Who’s calling the shots in Gaza
According to regional diplomats, many of Sinwar’s power plays were entirely predictable. Decades of Israeli failure to address Palestinians’ security and economic concerns outside of Israel’s perceived interests set the table for Sinwar’s challenge, and what he could expect to achieve.
Sinwar’s power amid the war seems to be becoming part of the perceived wisdom about Gaza and the war. In Israel on Tuesday, US Secretary of State Antony Blinken said, “I don’t think anyone other than the Hamas leadership in Gaza actually are the ones who can make decisions.”
Even if Sinwar were inclined to solicit input from Hamas’s well-heeled leadership cadre sitting in the comfort of Doha, and meeting leaders in Iran and Turkey, the likelihood they can bridge the gaps in their thinking through detailed discussion is almost nil.
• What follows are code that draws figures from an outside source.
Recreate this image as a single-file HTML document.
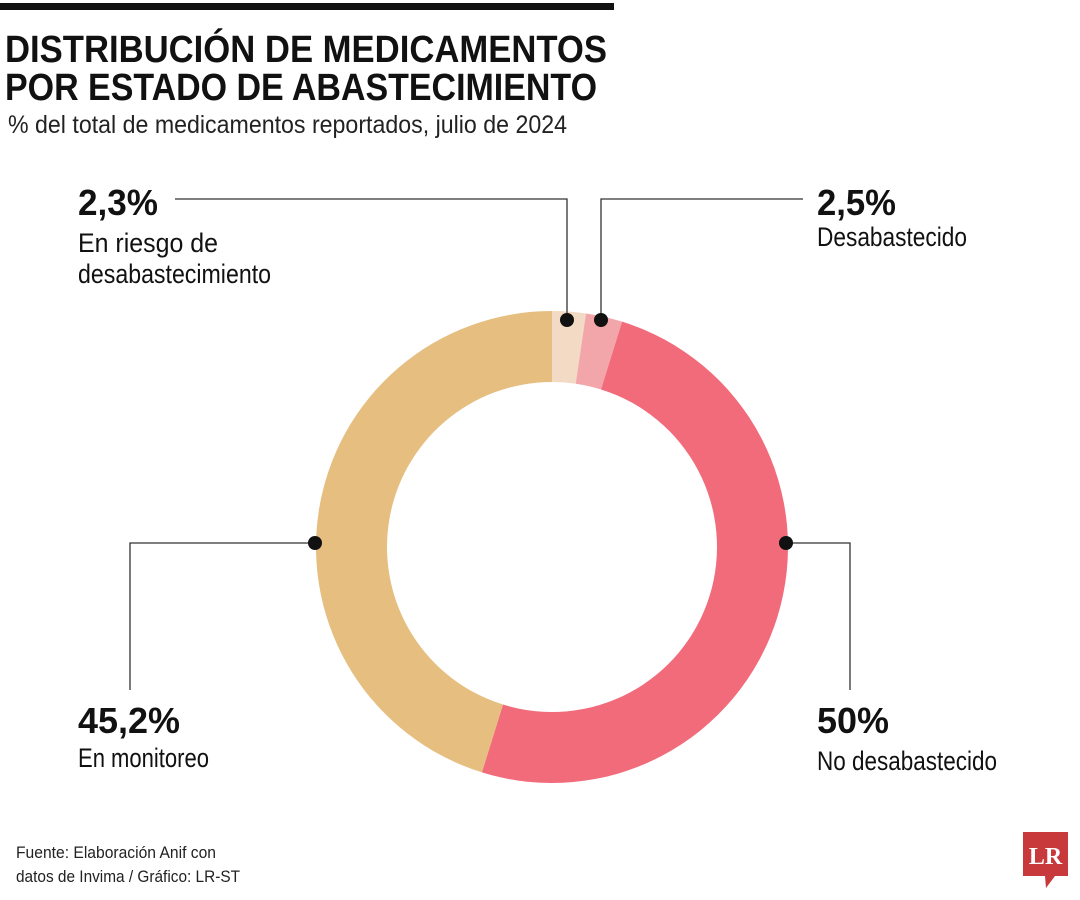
<!DOCTYPE html>
<html><head><meta charset="utf-8">
<style>html,body{margin:0;padding:0;background:#fff;}svg{display:block;font-family:"Liberation Sans",sans-serif;}</style>
</head><body>
<svg width="1080" height="900" viewBox="0 0 1080 900">
<rect x="0" y="3" width="614" height="7" fill="#111"/>
<text x="5" y="62" font-size="38" font-weight="bold" fill="#111" textLength="602" lengthAdjust="spacingAndGlyphs">DISTRIBUCIÓN DE MEDICAMENTOS</text>
<text x="5" y="100" font-size="38" font-weight="bold" fill="#111" textLength="592" lengthAdjust="spacingAndGlyphs">POR ESTADO DE ABASTECIMIENTO</text>
<text x="8" y="133" font-size="25" fill="#222" textLength="559" lengthAdjust="spacingAndGlyphs">% del total de medicamentos reportados, julio de 2024</text>
<g id="donut"></g>
<g stroke="#333" stroke-width="1.3" fill="none">
<polyline points="175,199 567,199 567,320"/>
<polyline points="601,320 601,199 803,199"/>
<polyline points="315,543 130,543 130,690"/>
<polyline points="786,543 850,543 850,690"/>
</g>
<g fill="#111">
<circle cx="567" cy="320" r="7"/><circle cx="601" cy="320" r="7"/>
<circle cx="315" cy="543" r="7"/><circle cx="786" cy="543" r="7"/>
</g>
<g fill="#111">
<text x="78" y="215" font-size="36" font-weight="bold" textLength="80" lengthAdjust="spacingAndGlyphs">2,3%</text>
<text x="78" y="252" font-size="27" textLength="140" lengthAdjust="spacingAndGlyphs">En riesgo de</text>
<text x="78" y="283" font-size="27" textLength="193" lengthAdjust="spacingAndGlyphs">desabastecimiento</text>
<text x="817" y="215" font-size="36" font-weight="bold" textLength="79" lengthAdjust="spacingAndGlyphs">2,5%</text>
<text x="817" y="246" font-size="27" textLength="150" lengthAdjust="spacingAndGlyphs">Desabastecido</text>
<text x="78" y="733" font-size="36" font-weight="bold" textLength="102" lengthAdjust="spacingAndGlyphs">45,2%</text>
<text x="78" y="767" font-size="27" textLength="131" lengthAdjust="spacingAndGlyphs">En monitoreo</text>
<text x="817" y="733" font-size="36" font-weight="bold" textLength="72" lengthAdjust="spacingAndGlyphs">50%</text>
<text x="817" y="770" font-size="27" textLength="180" lengthAdjust="spacingAndGlyphs">No desabastecido</text>
<text x="16" y="858" font-size="17" fill="#222" textLength="200" lengthAdjust="spacingAndGlyphs">Fuente: Elaboración Anif con</text>
<text x="16" y="882" font-size="17" fill="#222" textLength="224" lengthAdjust="spacingAndGlyphs">datos de Invima / Gráfico: LR-ST</text>
</g>
<g>
<path d="M1023,832 H1068 V876 H1055 L1046,888 L1045,876 H1023 Z" fill="#c8393c"/>
<text x="1045.5" y="864" font-family="Liberation Serif,serif" font-weight="bold" font-size="24" fill="#fff" text-anchor="middle">LR</text>
</g>
</svg>
<script>
const categories = ["En riesgo de desabastecimiento","Desabastecido","No desabastecido","En monitoreo"];
const values = [2.3, 2.5, 50, 45.2];
const colors = ["#f2dac4","#f2a6aa","#f26b7b","#e5be80"];
const cx=552, cy=547, R=236, r=165;
const g=document.getElementById('donut');
const total=values.reduce((a,b)=>a+b,0);
function pt(rad,a){return [cx+rad*Math.sin(a), cy-rad*Math.cos(a)];}
let acc=0;
values.forEach((v,i)=>{
  const a0=acc/total*2*Math.PI; acc+=v; const a1=acc/total*2*Math.PI;
  const large=(a1-a0)>Math.PI?1:0;
  const [x0,y0]=pt(R,a0),[x1,y1]=pt(R,a1),[x2,y2]=pt(r,a1),[x3,y3]=pt(r,a0);
  const p=document.createElementNS('http://www.w3.org/2000/svg','path');
  p.setAttribute('d',`M${x0},${y0} A${R},${R} 0 ${large} 1 ${x1},${y1} L${x2},${y2} A${r},${r} 0 ${large} 0 ${x3},${y3} Z`);
  p.setAttribute('fill',colors[i]);
  
  
  g.appendChild(p);
});
</script>
</body></html>
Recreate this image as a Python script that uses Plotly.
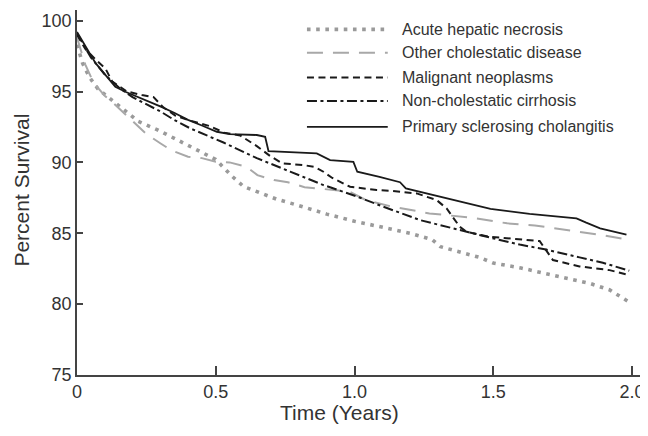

Unfettered communication away from Israel’s prying ears and eyes is impossible.
In the final days before Northern Ireland’s momentous 1998 Good Friday Peace Agreement between the IRA’s political wing Sinn Fein and the British government, I watched the group’s top leaders emerge from the talks locked in intense, semi-silent conspiratorial whispers, slowly pacing adjacent gardens.
But such conversations are likely a luxury Sinwar neither has, nor dares risk taking, from wherever he is hiding in Gaza. And like any leader convinced he is proving his point, he is unlikely to back down now unless his key demands are locked in.
His recent warning that Israel will have to fight for Rafah strongly suggest he is still in the process of bargaining.
Blinken didn’t mention Sinwar by name in his remarks Tuesday, but there was no need. Everyone in the room understood who he meant when he added, “That is what we are waiting on.”
And if messages of pressure to make a deal are reaching Sinwar he will also understand them for another part of what they are – an attempt to turn Gazans desperate for an end to the conflict against him.
As much as Sinwar has put the psychological screws on Israel’s leadership, he can be made vulnerable too. And if past experience is any measure, he will likely gamble that he can play mind games better than Netanyahu.